I would experiment with different thicknesses of packing and see how much the length of the image changes. Then if you have a problem with one color of a job, you will know how to adjust the packing to get it to register with the other colors.

It sounds like you already know that changing the packing thickness and plate height affect the print length, from when you tried to print without the metal plate under the printing plate. By the way, the thickness of the metal plate is usually .050 of an inch.

Geoffrey is right on, the relation of packing to form will control print length. There is another factor. Production cylinder presses have a cylinder brush that makes the sheet conform to the cylinder through the print stroke. Vandercooks only have those spring sheet supports; they don’t do much except reduce tail slur, and register between forms is really up to the operator’s left hand to control the sheet.
I have a large Vandercook, 24x24 form size, and in any long form with open areas, I put material in the gaps to support the sheet so it does not sag. Any sag in a form and it will print long.
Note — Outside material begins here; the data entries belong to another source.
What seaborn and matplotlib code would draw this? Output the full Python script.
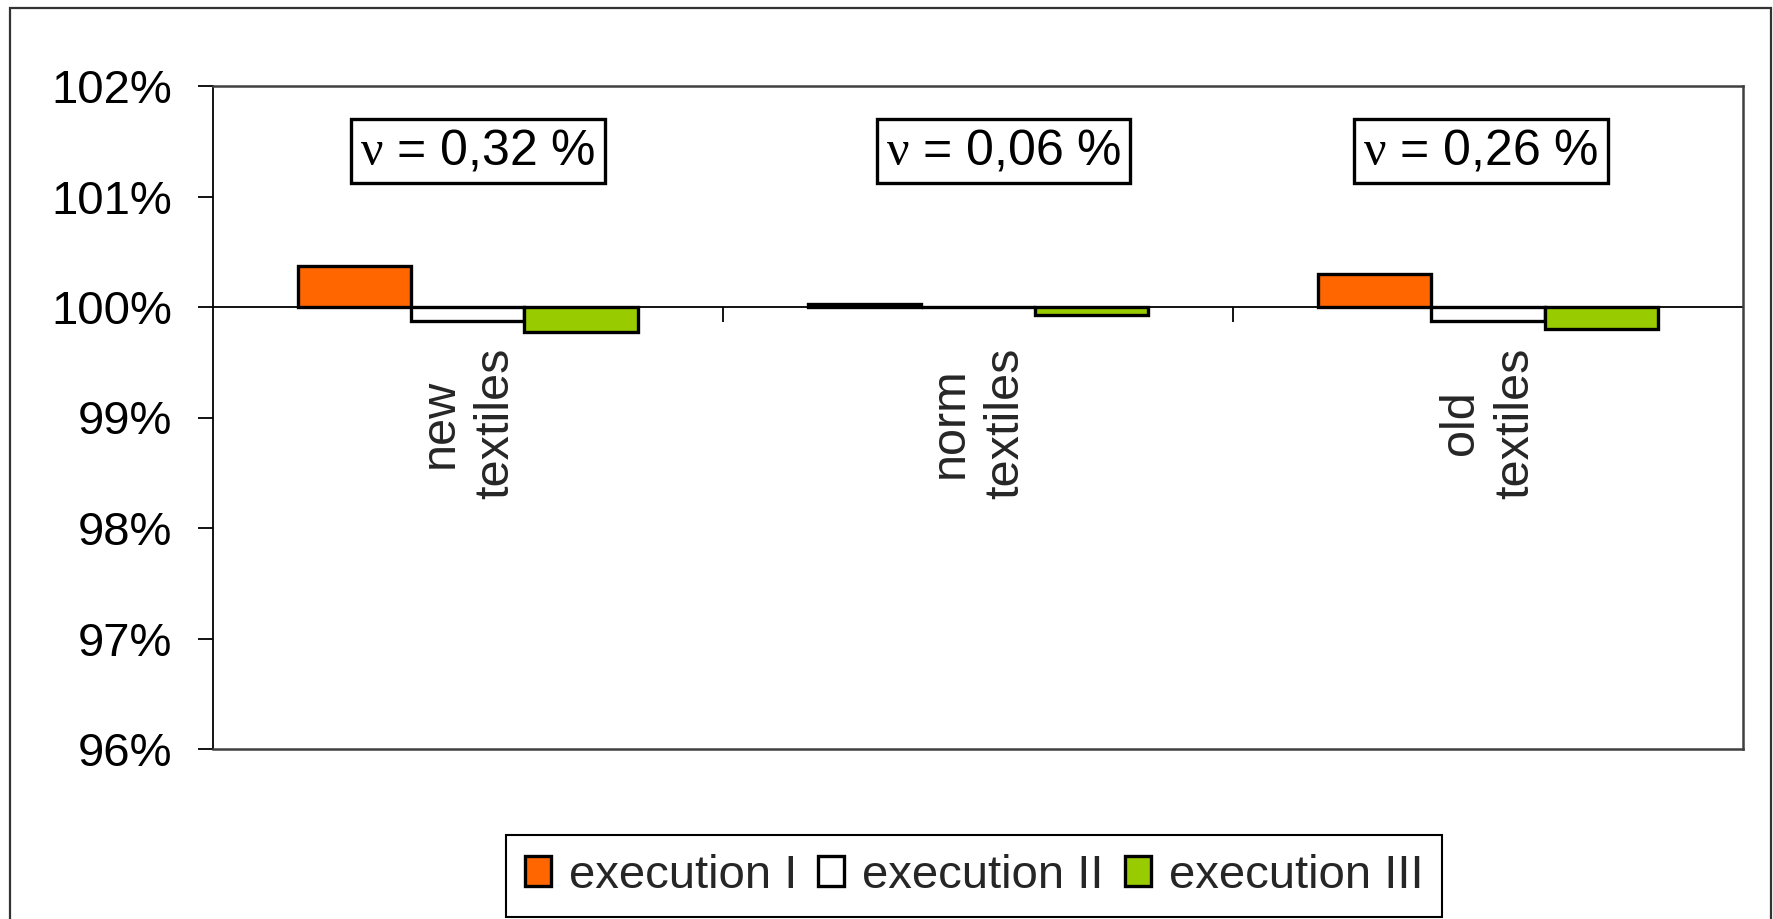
import matplotlib
matplotlib.use("Agg")
import matplotlib.pyplot as plt
from matplotlib.patches import Rectangle
import pandas as pd
import seaborn as sns

# Relative result of each execution, in percent of the reference (100 %)
materials = ["new\ntextiles", "norm\ntextiles", "old\ntextiles"]
executions = ["execution I", "execution II", "execution III"]
exec_1 = [100.37, 100.03, 100.30]
exec_2 = [99.87, 100.00, 99.87]
exec_3 = [99.77, 99.93, 99.80]
cv_labels = ["0,32", "0,06", "0,26"]
y_ticks = [96, 97, 98, 99, 100, 101, 102]
baseline = 100
colors = ["#FF6600", "#FFFFFF", "#99CC00"]

rows = []
for name, vals in zip(executions, [exec_1, exec_2, exec_3]):
    for m, v in zip(materials, vals):
        rows.append({"material": m, "execution": name, "offset": v - baseline})
df = pd.DataFrame(rows)

sns.set_style("white")
plt.rcParams["font.family"] = ["Liberation Sans", "DejaVu Sans"]
plt.rcParams["mathtext.fontset"] = "custom"
plt.rcParams["mathtext.rm"] = "Liberation Serif"
plt.rcParams["mathtext.it"] = "Liberation Serif:italic"

FS = 34
W, H = 1774, 919
fig = plt.figure(figsize=(W / 100, H / 100), dpi=100)
fig.patch.set_facecolor("white")
ax = fig.add_axes([212.7 / W, 1 - 749 / H, (1743 - 212.7) / W, (749 - 86) / H])

sns.barplot(
    data=df, x="material", y="offset", hue="execution",
    order=materials, hue_order=executions, palette=colors, saturation=1,
    width=3 / 4.5, edgecolor="black", linewidth=2.4, errorbar=None, ax=ax,
)

ax.set_xlim(-0.5, len(materials) - 0.5)
ax.set_ylim(y_ticks[0] - baseline, y_ticks[-1] - baseline)
ax.set_yticks([t - baseline for t in y_ticks])
ax.set_yticklabels([f"{t}%" for t in y_ticks])
ax.set_xlabel("")
ax.set_ylabel("")
ax.tick_params(axis="x", bottom=False, labelbottom=False)
ax.tick_params(axis="y", left=True, direction="out", length=10.5, width=1.3,
               pad=18.5, labelsize=FS, colors="black")
for side in ["top", "right", "bottom"]:
    ax.spines[side].set_color("#404040")
    ax.spines[side].set_linewidth(1.8)
ax.spines["left"].set_color("black")
ax.spines["left"].set_linewidth(1.3)

# category axis crossing at 100 %
y0, y1 = ax.get_ylim()
sec = ax.secondary_xaxis((0 - y0) / (y1 - y0))
sec.set_alignment("bottom")
sec.set_xticks(range(len(materials)), materials)
sec.set_xticks([i + 0.5 for i in range(len(materials) - 1)], minor=True)
sec.tick_params(axis="x", which="major", bottom=True, length=0, pad=29,
                labelsize=FS + 1, labelrotation=90)
sec.tick_params(axis="x", which="minor", bottom=True, length=10.5, width=1.3,
                direction="out", color="black")
sec.spines["bottom"].set_color("black")
sec.spines["bottom"].set_linewidth(1.3)
for lab in sec.get_xticklabels():
    lab.set_linespacing(1.3)
    lab.set_multialignment("center")

# coefficient of variation boxes
box_dx = [0.02, 0.05, -0.014]
for i, (lab, dx) in enumerate(zip(cv_labels, box_dx)):
    ax.text(i + dx, 1.41, rf"$\mathrm{{\nu}}$ = {lab} %", ha="center", va="center",
            fontsize=36, color="black",
            bbox=dict(boxstyle="square,pad=0.18", fc="white", ec="black", lw=2.4))

sns.move_legend(
    ax, "center", bbox_to_anchor=(0.4975, -0.1916), ncol=3, title=None,
    frameon=True, fontsize=FS, handlelength=0.55, handleheight=0.6,
    handletextpad=0.38, columnspacing=0.45, borderpad=0.4, fancybox=False,
    edgecolor="black", framealpha=1,
)
ax.get_legend().get_frame().set_linewidth(1.5)

# chart area border
fig.add_artist(Rectangle((10 / W, -0.02), (1771 - 10) / W, (1 - 8 / H) + 0.02,
                         transform=fig.transFigure, fill=False, ec="#333333", lw=1.6))

fig.savefig("out.png", dpi=100, facecolor="white")
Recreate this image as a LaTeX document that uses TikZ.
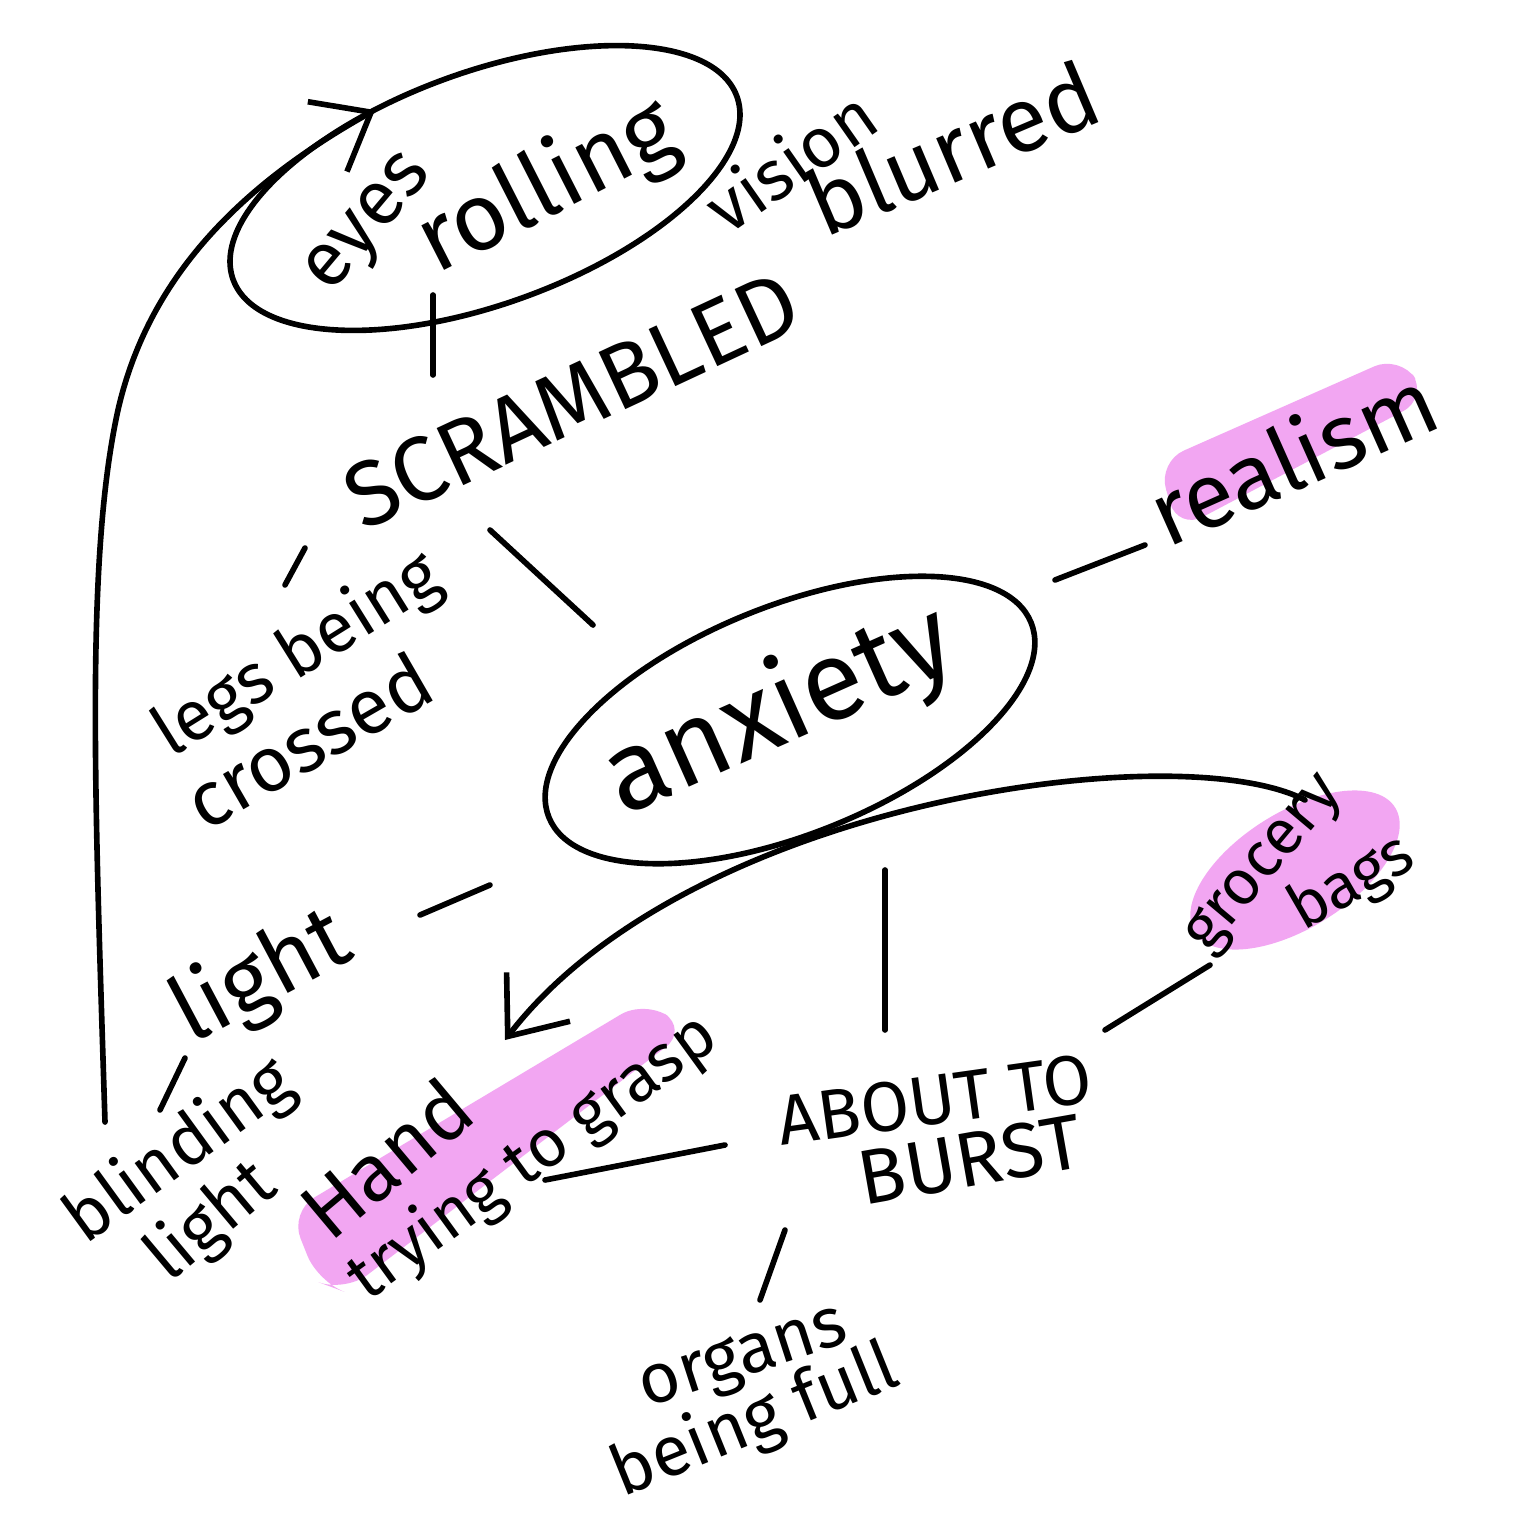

Scrap binder’s board works well to build up supports (that’s what many foundries use to protect their fonted type, save it). Improvise, and stay below roller height.
Now, I would not expect much sag in a reduction print, where the dead areas of the linoleum block act as support, but thin paper and a thorough clearing of dead areas could allow some sag area.

Fantastic, thanks for these suggestions. In my feverish examinations and comparisons of distance I had determined that what Parallel Imp calls “Sag” must be happening, but it seemed implausible. Glad to hear that this is a normal problem and not a distortion of the reality field!